The title track from Liberty, is a great mid-paced dance number and one of the better tracks on the record. If EMI had stuck with the album this probably would have been the third single. The pre-chorus break is quite Big Thing-ish. Great guitar work from Warren Cuccurullo at the 3.05 point.

Love Voodoo
So much to enjoy from Duran Duran’s ‘comeback’ album, The Wedding Album, including this slinky, dubby album track. Great descending chord progression in the verses and wonderful melody from Simon, with a very strong chorus. It just sounds so good.

Only In Dreams
I hesitated over this inclusion from 2015’s Paper Gods. Did it really deserve a seat at the table? Well, I thought this was the best track on the album at the time and stand by that opinion. Although it’s in dire need of editing (six minutes, really?) it sounds the most like ‘Duran Duran’ of anything on the record and could easily have been on Notorious, in a different life. There is some dross on Paper Gods but this song seems rooted to some kind of reality.

So Misled
Talking of Notorious, ‘So Misled’ has always been a wonderful highlight for me. Brilliant rhythm track, great arrangement; those horns. Classic post-hysteria Duran.

None of the Above
One of my favourite Duran Duran songs, period. This is from The Wedding Album and just incessantly delivers great melody and wonderful bits of arrangement. The band aren’t trying to sound ‘contemporary’, just like themselves. The production is spot on. The 12-inch ‘Drizabone Mix’ (it was a single in Japan) is disappointing.
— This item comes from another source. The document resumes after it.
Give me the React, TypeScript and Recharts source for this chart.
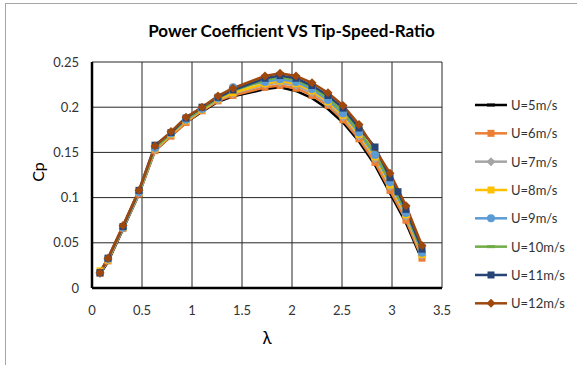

I Believe / All I Need To Know (Medley)
Duran Duran’s best B-side is this medley from the ‘All She Wants’ Is single, which was the second 45 from 1988’s Big Thing. How could they write something as good as this and then two years later struggle so badly with Liberty?

A Matter of Feeling
Lovely ballad from Notorious. Very mature and some great lyrics from Simon.

My Antarctica
THE best song from Liberty by a country mile. The executives at EMI must have had cotton wool in their ears not to have recognised that this could have been a classic in the vein of ‘Save A Prayer’. They were probably scared to release a ‘slow’ song as a lead single, but to choose The Violence of Summer over this was madness. An instrumental variation of ‘My Antarctica’, called ‘Throb’, was actually the B-side to that single, just to rub salt in the wound. The band haven’t even recognised the quality – they never play it. Brilliant lyric from Simon.

Back to 1982 for the B-side to ‘Careless Memories’, the single that momentarily worried the band by peaking at a lowly number 37 in the UK (‘Girls on Film’ came to the rescue). The other track on the 12-inch was Duran’s cover of David Bowie‘s Fame.

To The Shore
Atmospheric number from the debut that was left off the original US version of the album, to make room for the Night Version of ‘Planet Earth’. When Capitol reissued the album after the success of Rio, it was still left off because they added ‘Is There Something I Should Know?’ which was a non-album single in the UK.

The Chauffeur
This song never gets boring, but just in case, this is the impressive acoustic version that was the B-side to the ‘Rio’ single in the UK.

This Tongue-in-cheek number from The Wedding Album (“making love to the ultimate mind”) shouldn’t work, but it’s just so much fun, really melodic and has a very creative arrangement (those parping horns are great).

The Krush Brothers LSD Edit
‘The Edge of America’ and ‘Lake Shore Driving’ close 1988’s Big Thing in a beautifully evocative and widescreen manner. For the Do You Believe In Shame? single this truncated version was created as a bonus track on some of the formats.

We Need You
The B-side to the ‘Skin Trade’ single (from Notorious) is winningly earnest with some ‘jazzy’ interludes where Nick Rhodes shows off his piano ‘skills’.